To be done:
Reproduce precisely the lines between the start of the data below and the line with "from matplotlib.patches import", both included.
(begin)
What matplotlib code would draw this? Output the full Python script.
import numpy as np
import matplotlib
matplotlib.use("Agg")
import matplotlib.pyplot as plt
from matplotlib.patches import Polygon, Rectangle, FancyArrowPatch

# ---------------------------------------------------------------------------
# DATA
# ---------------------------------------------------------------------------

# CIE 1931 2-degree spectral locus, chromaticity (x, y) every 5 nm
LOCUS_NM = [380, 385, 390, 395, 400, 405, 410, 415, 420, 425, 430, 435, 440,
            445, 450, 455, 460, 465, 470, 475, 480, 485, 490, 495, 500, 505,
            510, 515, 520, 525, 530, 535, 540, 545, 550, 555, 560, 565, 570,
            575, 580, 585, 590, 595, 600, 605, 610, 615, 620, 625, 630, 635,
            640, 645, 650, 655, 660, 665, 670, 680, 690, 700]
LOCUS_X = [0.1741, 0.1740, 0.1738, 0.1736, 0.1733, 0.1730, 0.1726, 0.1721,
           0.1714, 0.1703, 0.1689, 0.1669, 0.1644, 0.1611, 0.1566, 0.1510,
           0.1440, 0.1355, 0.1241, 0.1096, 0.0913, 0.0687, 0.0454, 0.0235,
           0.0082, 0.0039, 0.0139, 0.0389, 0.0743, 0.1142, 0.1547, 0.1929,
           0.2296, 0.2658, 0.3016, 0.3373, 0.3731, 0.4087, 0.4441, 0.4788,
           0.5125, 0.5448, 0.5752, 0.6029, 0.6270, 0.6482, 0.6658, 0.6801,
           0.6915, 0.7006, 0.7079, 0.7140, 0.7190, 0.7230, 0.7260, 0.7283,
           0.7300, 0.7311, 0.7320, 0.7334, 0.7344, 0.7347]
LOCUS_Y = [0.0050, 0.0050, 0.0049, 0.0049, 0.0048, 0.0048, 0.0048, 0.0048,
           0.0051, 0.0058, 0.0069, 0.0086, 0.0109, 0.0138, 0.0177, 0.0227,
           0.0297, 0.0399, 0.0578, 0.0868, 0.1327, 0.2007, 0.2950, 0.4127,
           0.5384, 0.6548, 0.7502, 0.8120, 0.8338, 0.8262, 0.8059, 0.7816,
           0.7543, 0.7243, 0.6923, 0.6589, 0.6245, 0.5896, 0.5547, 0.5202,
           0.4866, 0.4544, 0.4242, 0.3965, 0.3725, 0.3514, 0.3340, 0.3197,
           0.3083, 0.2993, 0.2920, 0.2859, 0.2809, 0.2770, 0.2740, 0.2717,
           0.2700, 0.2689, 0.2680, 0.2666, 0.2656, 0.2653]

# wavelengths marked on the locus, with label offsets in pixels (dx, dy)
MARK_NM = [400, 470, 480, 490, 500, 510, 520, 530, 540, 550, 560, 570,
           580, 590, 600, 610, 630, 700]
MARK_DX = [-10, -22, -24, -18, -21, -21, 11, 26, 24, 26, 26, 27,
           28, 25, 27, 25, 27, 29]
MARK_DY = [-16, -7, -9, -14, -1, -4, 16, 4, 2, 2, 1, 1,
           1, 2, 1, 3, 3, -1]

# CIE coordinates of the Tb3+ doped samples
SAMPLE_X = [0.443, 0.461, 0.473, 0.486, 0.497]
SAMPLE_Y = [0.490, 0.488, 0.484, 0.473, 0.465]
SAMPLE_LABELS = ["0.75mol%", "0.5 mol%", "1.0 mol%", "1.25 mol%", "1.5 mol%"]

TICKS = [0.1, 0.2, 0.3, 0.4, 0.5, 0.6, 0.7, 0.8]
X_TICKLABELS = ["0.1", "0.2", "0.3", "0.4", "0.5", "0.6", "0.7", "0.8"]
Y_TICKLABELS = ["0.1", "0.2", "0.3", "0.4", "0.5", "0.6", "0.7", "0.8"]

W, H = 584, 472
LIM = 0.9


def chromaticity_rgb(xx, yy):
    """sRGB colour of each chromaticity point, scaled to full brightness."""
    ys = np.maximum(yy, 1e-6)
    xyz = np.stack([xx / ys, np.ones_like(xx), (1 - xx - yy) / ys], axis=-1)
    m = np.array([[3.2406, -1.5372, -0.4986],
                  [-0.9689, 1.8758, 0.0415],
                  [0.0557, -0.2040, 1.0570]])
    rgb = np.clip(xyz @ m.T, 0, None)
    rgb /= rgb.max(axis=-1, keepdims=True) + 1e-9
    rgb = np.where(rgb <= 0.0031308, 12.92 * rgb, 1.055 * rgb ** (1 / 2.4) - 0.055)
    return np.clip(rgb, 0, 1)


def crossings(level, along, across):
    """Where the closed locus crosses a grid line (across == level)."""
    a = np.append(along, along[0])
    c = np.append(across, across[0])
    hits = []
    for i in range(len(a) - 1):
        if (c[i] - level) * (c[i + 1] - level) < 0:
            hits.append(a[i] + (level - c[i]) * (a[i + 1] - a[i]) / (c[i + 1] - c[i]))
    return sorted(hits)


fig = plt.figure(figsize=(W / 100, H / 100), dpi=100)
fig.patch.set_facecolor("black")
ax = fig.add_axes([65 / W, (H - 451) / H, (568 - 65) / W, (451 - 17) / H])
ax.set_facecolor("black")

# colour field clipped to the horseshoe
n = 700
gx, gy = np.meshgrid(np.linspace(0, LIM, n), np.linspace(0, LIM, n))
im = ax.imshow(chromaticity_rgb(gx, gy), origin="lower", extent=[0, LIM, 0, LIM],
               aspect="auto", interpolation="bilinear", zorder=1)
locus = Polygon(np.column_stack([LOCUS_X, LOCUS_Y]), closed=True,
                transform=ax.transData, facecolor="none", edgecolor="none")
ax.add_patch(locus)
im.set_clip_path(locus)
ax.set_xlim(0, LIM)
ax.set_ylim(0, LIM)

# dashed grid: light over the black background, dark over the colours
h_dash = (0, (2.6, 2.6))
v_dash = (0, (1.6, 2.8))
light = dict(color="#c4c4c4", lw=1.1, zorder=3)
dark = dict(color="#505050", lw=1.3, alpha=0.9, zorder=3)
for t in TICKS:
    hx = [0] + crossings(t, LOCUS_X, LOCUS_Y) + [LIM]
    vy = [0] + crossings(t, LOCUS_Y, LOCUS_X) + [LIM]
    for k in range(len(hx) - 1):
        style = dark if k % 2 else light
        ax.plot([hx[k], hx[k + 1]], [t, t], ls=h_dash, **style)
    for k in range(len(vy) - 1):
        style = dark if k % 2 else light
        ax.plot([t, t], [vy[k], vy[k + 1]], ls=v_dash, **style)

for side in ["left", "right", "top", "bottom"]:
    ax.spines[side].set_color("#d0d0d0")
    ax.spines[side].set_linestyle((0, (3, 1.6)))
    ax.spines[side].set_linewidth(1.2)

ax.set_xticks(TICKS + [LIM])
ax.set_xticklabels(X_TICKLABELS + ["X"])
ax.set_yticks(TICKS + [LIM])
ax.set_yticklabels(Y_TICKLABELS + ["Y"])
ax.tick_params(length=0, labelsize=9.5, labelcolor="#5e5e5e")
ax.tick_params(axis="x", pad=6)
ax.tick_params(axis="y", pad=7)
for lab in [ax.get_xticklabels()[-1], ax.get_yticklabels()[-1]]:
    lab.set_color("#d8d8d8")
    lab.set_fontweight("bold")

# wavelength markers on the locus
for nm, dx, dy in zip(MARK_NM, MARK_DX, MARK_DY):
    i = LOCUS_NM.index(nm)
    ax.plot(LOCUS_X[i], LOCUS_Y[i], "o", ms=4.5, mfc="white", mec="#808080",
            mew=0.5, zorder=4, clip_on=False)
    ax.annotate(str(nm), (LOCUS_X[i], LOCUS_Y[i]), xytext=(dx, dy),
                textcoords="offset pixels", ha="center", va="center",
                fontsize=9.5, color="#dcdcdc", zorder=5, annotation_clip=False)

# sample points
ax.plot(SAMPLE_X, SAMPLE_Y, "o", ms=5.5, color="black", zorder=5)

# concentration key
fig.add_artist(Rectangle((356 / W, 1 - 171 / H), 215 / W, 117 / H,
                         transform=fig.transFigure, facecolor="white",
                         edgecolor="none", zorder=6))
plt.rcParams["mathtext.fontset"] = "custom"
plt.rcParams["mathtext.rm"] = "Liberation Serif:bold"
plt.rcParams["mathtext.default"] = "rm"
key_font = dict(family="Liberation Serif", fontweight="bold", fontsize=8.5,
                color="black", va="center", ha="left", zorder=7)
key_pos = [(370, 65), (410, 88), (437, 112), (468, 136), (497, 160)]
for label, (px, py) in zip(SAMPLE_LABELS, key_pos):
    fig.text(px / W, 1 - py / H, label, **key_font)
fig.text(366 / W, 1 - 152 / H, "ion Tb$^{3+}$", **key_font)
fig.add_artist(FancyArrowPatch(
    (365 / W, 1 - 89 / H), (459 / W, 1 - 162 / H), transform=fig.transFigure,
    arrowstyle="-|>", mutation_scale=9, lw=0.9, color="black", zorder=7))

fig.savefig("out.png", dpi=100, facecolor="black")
(end)
Finished answer:
What matplotlib code would draw this? Output the full Python script.
import numpy as np
import matplotlib
matplotlib.use("Agg")
import matplotlib.pyplot as plt
from matplotlib.patches import Polygon, Rectangle, FancyArrowPatch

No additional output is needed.